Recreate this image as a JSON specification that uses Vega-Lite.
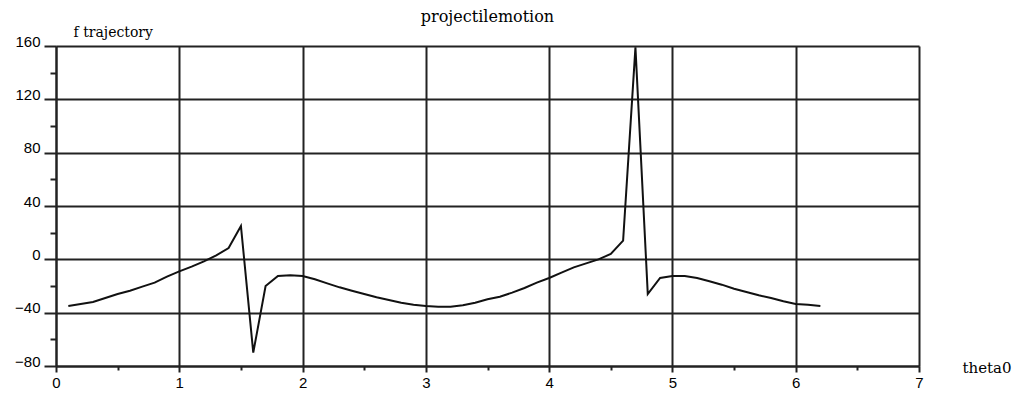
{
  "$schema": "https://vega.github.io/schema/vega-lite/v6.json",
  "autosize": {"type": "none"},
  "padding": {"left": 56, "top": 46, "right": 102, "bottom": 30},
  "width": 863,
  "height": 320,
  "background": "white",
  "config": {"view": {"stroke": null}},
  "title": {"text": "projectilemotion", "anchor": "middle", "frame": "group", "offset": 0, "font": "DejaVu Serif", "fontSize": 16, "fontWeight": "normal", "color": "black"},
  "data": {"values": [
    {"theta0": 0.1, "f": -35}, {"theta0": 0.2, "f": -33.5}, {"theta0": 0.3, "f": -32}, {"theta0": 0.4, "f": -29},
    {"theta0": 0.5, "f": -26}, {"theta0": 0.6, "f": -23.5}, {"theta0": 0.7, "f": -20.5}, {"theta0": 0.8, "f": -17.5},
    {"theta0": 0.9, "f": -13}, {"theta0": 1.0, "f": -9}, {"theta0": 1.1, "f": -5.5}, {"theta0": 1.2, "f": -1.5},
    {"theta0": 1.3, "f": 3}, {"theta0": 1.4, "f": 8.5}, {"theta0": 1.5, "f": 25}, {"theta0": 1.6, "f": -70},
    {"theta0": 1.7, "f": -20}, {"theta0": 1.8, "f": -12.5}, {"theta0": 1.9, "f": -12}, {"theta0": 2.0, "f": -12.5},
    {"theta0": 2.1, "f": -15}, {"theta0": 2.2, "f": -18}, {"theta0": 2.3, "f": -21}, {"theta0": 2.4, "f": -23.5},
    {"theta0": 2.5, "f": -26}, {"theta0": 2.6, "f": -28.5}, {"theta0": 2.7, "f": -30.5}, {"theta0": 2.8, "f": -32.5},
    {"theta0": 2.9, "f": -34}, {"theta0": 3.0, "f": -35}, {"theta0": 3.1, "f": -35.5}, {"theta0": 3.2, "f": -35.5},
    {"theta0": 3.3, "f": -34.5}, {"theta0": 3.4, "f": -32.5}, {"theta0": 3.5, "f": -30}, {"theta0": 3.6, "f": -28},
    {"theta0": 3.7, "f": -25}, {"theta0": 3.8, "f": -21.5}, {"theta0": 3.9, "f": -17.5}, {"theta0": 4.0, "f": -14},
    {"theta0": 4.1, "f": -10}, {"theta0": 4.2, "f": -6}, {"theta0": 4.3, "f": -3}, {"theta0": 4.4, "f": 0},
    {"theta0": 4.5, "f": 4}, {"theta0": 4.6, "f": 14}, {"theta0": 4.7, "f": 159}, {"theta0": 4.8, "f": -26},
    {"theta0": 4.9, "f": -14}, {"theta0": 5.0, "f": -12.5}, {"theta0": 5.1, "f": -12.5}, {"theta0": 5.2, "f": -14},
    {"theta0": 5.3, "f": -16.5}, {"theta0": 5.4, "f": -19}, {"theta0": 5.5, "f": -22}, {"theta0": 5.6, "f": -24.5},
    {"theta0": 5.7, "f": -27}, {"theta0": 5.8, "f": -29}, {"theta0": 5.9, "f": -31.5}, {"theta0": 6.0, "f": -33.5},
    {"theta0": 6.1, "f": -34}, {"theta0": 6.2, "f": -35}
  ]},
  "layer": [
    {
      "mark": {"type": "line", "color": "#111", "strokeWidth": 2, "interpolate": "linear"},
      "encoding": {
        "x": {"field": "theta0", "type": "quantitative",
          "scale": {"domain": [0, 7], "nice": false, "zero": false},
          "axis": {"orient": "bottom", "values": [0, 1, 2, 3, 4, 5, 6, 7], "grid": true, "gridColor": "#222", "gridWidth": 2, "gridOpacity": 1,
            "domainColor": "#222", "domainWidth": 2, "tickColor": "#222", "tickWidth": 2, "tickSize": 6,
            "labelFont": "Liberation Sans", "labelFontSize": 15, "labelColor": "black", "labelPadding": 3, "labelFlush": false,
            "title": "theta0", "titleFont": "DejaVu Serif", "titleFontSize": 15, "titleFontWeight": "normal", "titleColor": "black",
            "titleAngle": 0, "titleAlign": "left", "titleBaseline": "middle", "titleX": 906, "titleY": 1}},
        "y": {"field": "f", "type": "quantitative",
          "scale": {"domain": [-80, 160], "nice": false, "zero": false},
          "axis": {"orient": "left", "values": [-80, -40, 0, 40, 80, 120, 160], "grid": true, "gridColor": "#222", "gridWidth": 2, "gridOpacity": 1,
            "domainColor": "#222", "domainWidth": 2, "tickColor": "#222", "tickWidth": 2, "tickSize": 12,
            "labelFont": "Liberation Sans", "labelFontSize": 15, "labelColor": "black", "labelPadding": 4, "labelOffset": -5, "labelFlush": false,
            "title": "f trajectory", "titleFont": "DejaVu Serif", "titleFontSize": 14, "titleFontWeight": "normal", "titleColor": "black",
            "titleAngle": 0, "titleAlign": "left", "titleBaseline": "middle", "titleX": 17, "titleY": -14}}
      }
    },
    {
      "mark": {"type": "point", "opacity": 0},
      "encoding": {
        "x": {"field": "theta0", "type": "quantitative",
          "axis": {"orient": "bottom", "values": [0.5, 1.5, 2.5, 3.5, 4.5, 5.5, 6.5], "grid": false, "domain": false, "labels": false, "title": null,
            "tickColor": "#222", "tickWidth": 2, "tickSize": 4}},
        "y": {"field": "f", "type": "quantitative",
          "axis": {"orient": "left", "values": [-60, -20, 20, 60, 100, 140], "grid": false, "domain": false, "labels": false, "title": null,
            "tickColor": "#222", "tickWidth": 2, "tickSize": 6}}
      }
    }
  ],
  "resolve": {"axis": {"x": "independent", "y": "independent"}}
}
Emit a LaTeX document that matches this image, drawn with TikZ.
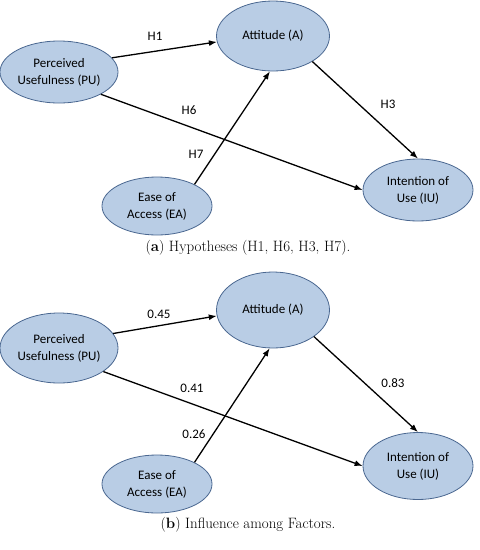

- _WORK REQUIRED_
Retype the whole listing, keeping every line identical and omitting all pictures.

- _WRITTEN SOLUTION_
Recreate this image as a JSON specification that uses Vega-Lite.
{
  "$schema": "https://vega.github.io/schema/vega-lite/v6.json",
  "autosize": {"type": "none"},
  "padding": {"left": 56, "top": 46, "right": 102, "bottom": 30},
  "width": 863,
  "height": 320,
  "background": "white",
  "config": {"view": {"stroke": null}},
  "title": {"text": "projectilemotion", "anchor": "middle", "frame": "group", "offset": 0, "font": "DejaVu Serif", "fontSize": 16, "fontWeight": "normal", "color": "black"},
  "data": {"values": [
    {"theta0": 0.1, "f": -35}, {"theta0": 0.2, "f": -33.5}, {"theta0": 0.3, "f": -32}, {"theta0": 0.4, "f": -29},
    {"theta0": 0.5, "f": -26}, {"theta0": 0.6, "f": -23.5}, {"theta0": 0.7, "f": -20.5}, {"theta0": 0.8, "f": -17.5},
    {"theta0": 0.9, "f": -13}, {"theta0": 1.0, "f": -9}, {"theta0": 1.1, "f": -5.5}, {"theta0": 1.2, "f": -1.5},
    {"theta0": 1.3, "f": 3}, {"theta0": 1.4, "f": 8.5}, {"theta0": 1.5, "f": 25}, {"theta0": 1.6, "f": -70},
    {"theta0": 1.7, "f": -20}, {"theta0": 1.8, "f": -12.5}, {"theta0": 1.9, "f": -12}, {"theta0": 2.0, "f": -12.5},
    {"theta0": 2.1, "f": -15}, {"theta0": 2.2, "f": -18}, {"theta0": 2.3, "f": -21}, {"theta0": 2.4, "f": -23.5},
    {"theta0": 2.5, "f": -26}, {"theta0": 2.6, "f": -28.5}, {"theta0": 2.7, "f": -30.5}, {"theta0": 2.8, "f": -32.5},
    {"theta0": 2.9, "f": -34}, {"theta0": 3.0, "f": -35}, {"theta0": 3.1, "f": -35.5}, {"theta0": 3.2, "f": -35.5},
    {"theta0": 3.3, "f": -34.5}, {"theta0": 3.4, "f": -32.5}, {"theta0": 3.5, "f": -30}, {"theta0": 3.6, "f": -28},
    {"theta0": 3.7, "f": -25}, {"theta0": 3.8, "f": -21.5}, {"theta0": 3.9, "f": -17.5}, {"theta0": 4.0, "f": -14},
    {"theta0": 4.1, "f": -10}, {"theta0": 4.2, "f": -6}, {"theta0": 4.3, "f": -3}, {"theta0": 4.4, "f": 0},
    {"theta0": 4.5, "f": 4}, {"theta0": 4.6, "f": 14}, {"theta0": 4.7, "f": 159}, {"theta0": 4.8, "f": -26},
    {"theta0": 4.9, "f": -14}, {"theta0": 5.0, "f": -12.5}, {"theta0": 5.1, "f": -12.5}, {"theta0": 5.2, "f": -14},
    {"theta0": 5.3, "f": -16.5}, {"theta0": 5.4, "f": -19}, {"theta0": 5.5, "f": -22}, {"theta0": 5.6, "f": -24.5},
    {"theta0": 5.7, "f": -27}, {"theta0": 5.8, "f": -29}, {"theta0": 5.9, "f": -31.5}, {"theta0": 6.0, "f": -33.5},
    {"theta0": 6.1, "f": -34}, {"theta0": 6.2, "f": -35}
  ]},
  "layer": [
    {
      "mark": {"type": "line", "color": "#111", "strokeWidth": 2, "interpolate": "linear"},
      "encoding": {
        "x": {"field": "theta0", "type": "quantitative",
          "scale": {"domain": [0, 7], "nice": false, "zero": false},
          "axis": {"orient": "bottom", "values": [0, 1, 2, 3, 4, 5, 6, 7], "grid": true, "gridColor": "#222", "gridWidth": 2, "gridOpacity": 1,
            "domainColor": "#222", "domainWidth": 2, "tickColor": "#222", "tickWidth": 2, "tickSize": 6,
            "labelFont": "Liberation Sans", "labelFontSize": 15, "labelColor": "black", "labelPadding": 3, "labelFlush": false,
            "title": "theta0", "titleFont": "DejaVu Serif", "titleFontSize": 15, "titleFontWeight": "normal", "titleColor": "black",
            "titleAngle": 0, "titleAlign": "left", "titleBaseline": "middle", "titleX": 906, "titleY": 1}},
        "y": {"field": "f", "type": "quantitative",
          "scale": {"domain": [-80, 160], "nice": false, "zero": false},
          "axis": {"orient": "left", "values": [-80, -40, 0, 40, 80, 120, 160], "grid": true, "gridColor": "#222", "gridWidth": 2, "gridOpacity": 1,
            "domainColor": "#222", "domainWidth": 2, "tickColor": "#222", "tickWidth": 2, "tickSize": 12,
            "labelFont": "Liberation Sans", "labelFontSize": 15, "labelColor": "black", "labelPadding": 4, "labelOffset": -5, "labelFlush": false,
            "title": "f trajectory", "titleFont": "DejaVu Serif", "titleFontSize": 14, "titleFontWeight": "normal", "titleColor": "black",
            "titleAngle": 0, "titleAlign": "left", "titleBaseline": "middle", "titleX": 17, "titleY": -14}}
      }
    },
    {
      "mark": {"type": "point", "opacity": 0},
      "encoding": {
        "x": {"field": "theta0", "type": "quantitative",
          "axis": {"orient": "bottom", "values": [0.5, 1.5, 2.5, 3.5, 4.5, 5.5, 6.5], "grid": false, "domain": false, "labels": false, "title": null,
            "tickColor": "#222", "tickWidth": 2, "tickSize": 4}},
        "y": {"field": "f", "type": "quantitative",
          "axis": {"orient": "left", "values": [-60, -20, 20, 60, 100, 140], "grid": false, "domain": false, "labels": false, "title": null,
            "tickColor": "#222", "tickWidth": 2, "tickSize": 6}}
      }
    }
  ],
  "resolve": {"axis": {"x": "independent", "y": "independent"}}
}
Emit a LaTeX document that matches this image, drawn with TikZ.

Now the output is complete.